Everything from the line with "Give me the" through the line with "const yTicks = [5, 10, 15, 20, 25, 30];" should be repeated exactly, both of those lines included, and nothing else.

Stored entries
- - - -

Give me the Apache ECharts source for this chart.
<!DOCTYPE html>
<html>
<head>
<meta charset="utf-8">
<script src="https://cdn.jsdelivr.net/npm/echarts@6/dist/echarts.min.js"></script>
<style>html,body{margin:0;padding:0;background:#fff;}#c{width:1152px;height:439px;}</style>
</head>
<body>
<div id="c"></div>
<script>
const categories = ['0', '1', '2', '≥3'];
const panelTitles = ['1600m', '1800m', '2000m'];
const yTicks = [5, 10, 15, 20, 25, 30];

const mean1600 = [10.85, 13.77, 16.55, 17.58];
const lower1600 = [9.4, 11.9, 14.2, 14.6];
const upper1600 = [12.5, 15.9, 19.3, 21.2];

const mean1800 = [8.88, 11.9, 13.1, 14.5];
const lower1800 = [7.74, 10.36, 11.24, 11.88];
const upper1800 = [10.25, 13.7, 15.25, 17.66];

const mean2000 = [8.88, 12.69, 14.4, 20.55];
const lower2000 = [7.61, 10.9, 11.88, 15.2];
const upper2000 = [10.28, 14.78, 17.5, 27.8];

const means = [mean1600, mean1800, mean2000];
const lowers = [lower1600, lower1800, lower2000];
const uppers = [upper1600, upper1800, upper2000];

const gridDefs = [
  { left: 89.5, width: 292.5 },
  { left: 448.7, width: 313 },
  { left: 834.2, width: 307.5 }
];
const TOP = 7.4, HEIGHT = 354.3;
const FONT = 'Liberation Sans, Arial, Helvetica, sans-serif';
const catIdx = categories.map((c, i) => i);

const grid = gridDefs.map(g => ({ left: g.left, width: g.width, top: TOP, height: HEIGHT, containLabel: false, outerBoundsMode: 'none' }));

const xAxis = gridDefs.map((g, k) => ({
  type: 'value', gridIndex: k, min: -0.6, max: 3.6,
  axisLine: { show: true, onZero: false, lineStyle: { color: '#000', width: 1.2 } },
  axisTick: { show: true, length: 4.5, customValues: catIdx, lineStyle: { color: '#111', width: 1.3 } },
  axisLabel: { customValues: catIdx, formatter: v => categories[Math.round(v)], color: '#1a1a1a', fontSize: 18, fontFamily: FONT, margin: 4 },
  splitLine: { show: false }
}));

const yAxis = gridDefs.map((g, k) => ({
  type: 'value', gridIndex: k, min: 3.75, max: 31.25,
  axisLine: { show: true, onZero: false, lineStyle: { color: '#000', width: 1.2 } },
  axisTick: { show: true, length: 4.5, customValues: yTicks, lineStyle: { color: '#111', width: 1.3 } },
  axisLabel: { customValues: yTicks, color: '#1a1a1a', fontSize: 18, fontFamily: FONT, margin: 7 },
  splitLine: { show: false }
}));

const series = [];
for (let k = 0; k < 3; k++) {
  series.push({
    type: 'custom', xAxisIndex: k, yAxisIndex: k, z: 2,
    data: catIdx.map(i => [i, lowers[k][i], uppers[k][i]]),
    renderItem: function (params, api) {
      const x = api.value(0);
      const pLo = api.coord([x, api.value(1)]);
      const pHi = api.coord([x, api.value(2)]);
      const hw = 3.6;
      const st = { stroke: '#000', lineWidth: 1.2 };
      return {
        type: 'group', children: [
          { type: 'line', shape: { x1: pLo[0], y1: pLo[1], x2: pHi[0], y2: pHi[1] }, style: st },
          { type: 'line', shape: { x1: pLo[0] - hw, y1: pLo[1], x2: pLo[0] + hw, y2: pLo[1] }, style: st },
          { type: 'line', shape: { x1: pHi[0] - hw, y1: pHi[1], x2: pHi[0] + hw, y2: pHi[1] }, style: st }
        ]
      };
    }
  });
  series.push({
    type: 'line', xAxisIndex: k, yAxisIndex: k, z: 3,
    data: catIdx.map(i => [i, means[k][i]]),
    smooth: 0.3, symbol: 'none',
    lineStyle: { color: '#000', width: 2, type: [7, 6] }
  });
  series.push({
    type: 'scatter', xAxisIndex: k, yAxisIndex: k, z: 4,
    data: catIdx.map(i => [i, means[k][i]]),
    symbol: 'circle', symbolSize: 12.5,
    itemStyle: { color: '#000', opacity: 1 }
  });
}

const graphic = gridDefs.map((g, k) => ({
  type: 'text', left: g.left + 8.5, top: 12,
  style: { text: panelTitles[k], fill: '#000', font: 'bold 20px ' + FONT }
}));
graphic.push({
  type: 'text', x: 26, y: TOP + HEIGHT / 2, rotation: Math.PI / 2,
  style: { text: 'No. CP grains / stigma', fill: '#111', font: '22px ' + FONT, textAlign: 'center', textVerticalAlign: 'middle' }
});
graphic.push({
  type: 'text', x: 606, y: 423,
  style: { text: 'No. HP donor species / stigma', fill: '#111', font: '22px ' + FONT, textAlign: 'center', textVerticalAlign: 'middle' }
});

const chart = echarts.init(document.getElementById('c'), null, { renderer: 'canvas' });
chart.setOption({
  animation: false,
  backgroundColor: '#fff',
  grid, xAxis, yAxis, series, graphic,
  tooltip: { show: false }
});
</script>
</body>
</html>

- - - -

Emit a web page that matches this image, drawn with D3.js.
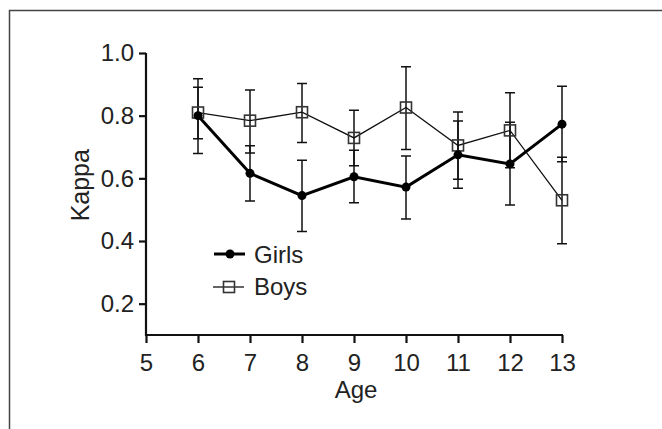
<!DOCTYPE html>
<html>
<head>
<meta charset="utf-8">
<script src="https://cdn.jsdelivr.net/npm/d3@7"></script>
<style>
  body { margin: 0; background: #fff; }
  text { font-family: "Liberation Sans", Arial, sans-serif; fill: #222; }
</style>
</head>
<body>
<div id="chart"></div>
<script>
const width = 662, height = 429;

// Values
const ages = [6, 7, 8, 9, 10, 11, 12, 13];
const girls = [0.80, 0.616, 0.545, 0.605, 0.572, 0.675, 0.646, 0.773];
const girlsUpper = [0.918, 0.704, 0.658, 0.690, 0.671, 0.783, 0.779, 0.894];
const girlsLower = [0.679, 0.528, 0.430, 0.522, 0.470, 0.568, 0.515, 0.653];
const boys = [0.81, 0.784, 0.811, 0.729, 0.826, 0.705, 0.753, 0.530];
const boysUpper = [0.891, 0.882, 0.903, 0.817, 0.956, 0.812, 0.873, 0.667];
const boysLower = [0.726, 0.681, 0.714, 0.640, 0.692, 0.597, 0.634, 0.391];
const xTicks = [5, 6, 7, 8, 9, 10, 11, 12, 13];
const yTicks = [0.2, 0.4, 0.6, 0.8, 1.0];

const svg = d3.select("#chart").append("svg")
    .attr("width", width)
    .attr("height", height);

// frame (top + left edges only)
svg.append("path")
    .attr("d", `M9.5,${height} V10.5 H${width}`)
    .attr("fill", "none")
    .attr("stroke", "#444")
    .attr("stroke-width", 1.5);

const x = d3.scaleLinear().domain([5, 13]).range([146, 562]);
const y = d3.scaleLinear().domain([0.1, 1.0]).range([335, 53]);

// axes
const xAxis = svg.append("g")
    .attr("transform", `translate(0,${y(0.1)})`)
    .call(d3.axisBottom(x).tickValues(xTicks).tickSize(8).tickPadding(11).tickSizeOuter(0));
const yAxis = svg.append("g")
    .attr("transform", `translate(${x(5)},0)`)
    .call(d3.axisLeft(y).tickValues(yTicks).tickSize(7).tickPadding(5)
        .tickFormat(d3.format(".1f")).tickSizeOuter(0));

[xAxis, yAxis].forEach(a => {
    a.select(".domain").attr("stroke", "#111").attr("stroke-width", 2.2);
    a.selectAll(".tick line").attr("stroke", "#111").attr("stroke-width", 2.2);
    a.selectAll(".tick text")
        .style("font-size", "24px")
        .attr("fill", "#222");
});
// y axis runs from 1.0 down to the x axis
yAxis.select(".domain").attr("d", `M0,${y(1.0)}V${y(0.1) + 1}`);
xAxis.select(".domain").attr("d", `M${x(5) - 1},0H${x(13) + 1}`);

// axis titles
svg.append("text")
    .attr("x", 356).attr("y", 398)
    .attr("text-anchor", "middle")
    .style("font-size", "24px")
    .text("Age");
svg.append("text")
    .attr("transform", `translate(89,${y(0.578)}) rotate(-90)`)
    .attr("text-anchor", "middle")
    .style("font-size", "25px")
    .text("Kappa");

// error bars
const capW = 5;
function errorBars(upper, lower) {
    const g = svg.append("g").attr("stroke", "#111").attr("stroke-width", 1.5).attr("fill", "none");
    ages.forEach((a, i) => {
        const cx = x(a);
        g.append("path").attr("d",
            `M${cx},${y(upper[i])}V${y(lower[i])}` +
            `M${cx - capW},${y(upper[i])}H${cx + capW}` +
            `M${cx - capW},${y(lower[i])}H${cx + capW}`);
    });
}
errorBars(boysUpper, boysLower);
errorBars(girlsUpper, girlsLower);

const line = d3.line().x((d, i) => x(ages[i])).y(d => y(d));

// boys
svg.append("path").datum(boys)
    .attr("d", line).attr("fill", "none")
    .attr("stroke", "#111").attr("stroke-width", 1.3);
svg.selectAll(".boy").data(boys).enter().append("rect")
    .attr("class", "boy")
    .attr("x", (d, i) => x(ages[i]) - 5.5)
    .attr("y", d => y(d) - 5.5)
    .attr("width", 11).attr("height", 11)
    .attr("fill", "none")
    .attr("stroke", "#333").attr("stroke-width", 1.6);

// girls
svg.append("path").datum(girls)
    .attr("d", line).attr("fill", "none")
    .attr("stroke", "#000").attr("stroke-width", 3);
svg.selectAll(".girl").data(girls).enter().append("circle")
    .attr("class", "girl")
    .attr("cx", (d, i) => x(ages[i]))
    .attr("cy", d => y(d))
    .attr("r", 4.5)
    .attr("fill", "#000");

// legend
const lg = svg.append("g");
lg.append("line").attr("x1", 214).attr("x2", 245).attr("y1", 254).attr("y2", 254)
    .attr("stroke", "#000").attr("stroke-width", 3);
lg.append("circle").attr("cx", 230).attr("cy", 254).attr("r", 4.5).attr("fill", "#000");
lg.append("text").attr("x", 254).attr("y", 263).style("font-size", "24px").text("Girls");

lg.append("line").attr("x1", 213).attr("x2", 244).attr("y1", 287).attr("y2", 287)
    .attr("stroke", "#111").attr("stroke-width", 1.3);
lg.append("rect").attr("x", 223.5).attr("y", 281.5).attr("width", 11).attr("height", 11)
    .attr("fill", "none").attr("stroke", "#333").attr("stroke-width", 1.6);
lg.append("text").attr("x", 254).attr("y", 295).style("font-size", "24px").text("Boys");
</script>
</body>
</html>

- - - -

→ ANSWER TO THE PROBLEM
Give me the Apache ECharts source for this chart.
<!DOCTYPE html>
<html>
<head>
<meta charset="utf-8">
<script src="https://cdn.jsdelivr.net/npm/echarts@6/dist/echarts.min.js"></script>
<style>html,body{margin:0;padding:0;background:#fff;}#c{width:1152px;height:439px;}</style>
</head>
<body>
<div id="c"></div>
<script>
const categories = ['0', '1', '2', '≥3'];
const panelTitles = ['1600m', '1800m', '2000m'];
const yTicks = [5, 10, 15, 20, 25, 30];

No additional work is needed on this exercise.